An authentically wiggy, amiable, frothy, if somewhat erratic character-based study of the classic rivalry between the bratty, lazy new generation and the crusty, hidebound old guard who automatically feel threatened by any hotshot young competition with an incisive grounding in the rigid parameters separating the hoity-toity, overconfident upper class from scruffy, fidgety blue collar folks, “92 in the Shade” makes for a disarmingly quirky seriocomic delight. Acclaimed novelist Tom McGuane’s presentation of the nutty, enrapturing, intriguingly off-beat narrative tends to be pretty clumsy and unsteady, but there’s a catchy, idiosyncratic, nicely relaxed rhythm to the eccentric proceedings which neatly ingratiates itself upon the viewer. Moreover, the sharply observed characters are an amusing, enjoyable, entertaining bunch of cranky, obstinate kooks, the dialogue is often riotous (“Take your hat off, will ya? Let your brains cool off — you’re thinking too hard!”), Michael C. Butler’s bright, eye-catching cinematography gives the movie an attractive sparkling look, Michael J. Lewis supplies a pleasingly bluesy’n’woozy score, and there are plenty of hilariously wacky moments featured throughout.

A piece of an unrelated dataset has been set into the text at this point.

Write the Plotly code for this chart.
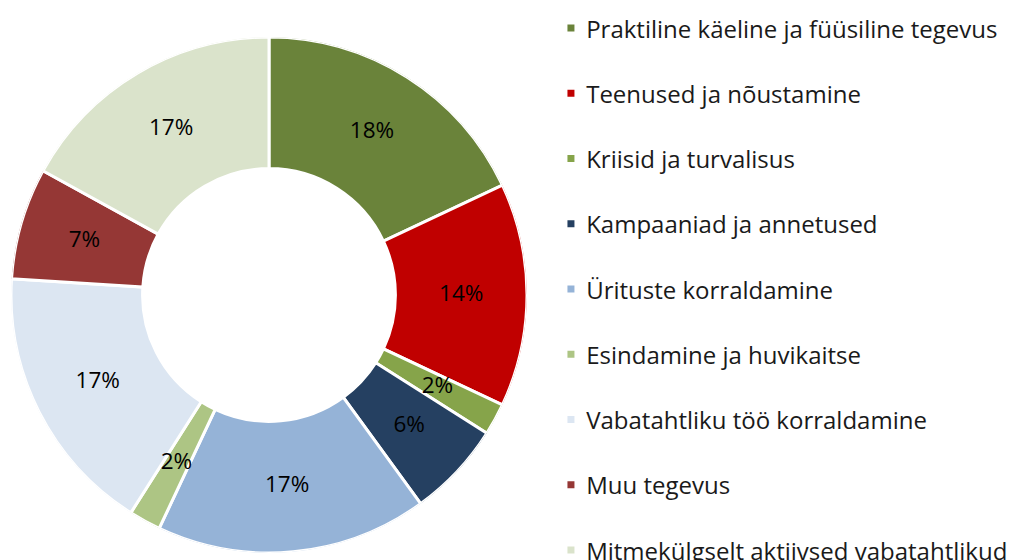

The terrific cast includes Margot Kidder as Fonda’s flaky, flighty school teacher girlfriend, Burgess Meredith as Fonda’s crotchety, foul-mouthed rich grandfather, Elizabeth Ashley as Stanton’s pregnant, terminally out to lunch wife (she has this annoying tendency to dress up as a cheerleader and do baton twirls in front of total strangers), William Hickey as Fonda’s sickly, gloomy failure of a dad, Sylvia Miles as Meredith’s loopy, sardonic secretary, Louise Lathom as Fonda’s bored mother, and, in an uncharacteristically goofy role, a surprisingly uproarious Joe Spinell as Ollie Slatt, an insufferably smug and seriously obtuse businessman who professes to be a devout sportsman, but knows positively nothing about fishing. Fonda, Stanton and especially Oates in particular give funny, engaging, top-drawer performances. Although a bit rough around the edges, “92 in the Shade” generally succeeds with its keen depiction of everyday oddballs who are constantly at loggerheads with each other and overall rates as a leisurely paced, wryly humorous one-of-a-kind charmer.”
(Author: Woodyanders ([email protected]) from The Last New Jersey Drive-In on the Left)
“Don’t miss this little treat of a film. If you liked The Hired Hand, this has the same laid back style that works great for a Southern story. But it’s not so much the story. It’s the ripe dialog and a cast of Great American Actors that make this one to catch. Warren Oates and Harry Dean Stanton make a great team of ornery fishing guides. Burgess Meredith has a great role and makes the best of it. Margot Kidder looks absolutely great here too. But Joe Spinell is worth the price of admission in a small role. The cinematography is experimental like The Hired Hand but is not as successful. Overall, this film is a gentle surprise and would be perfect for a warm evening. Recommended without hesitation.”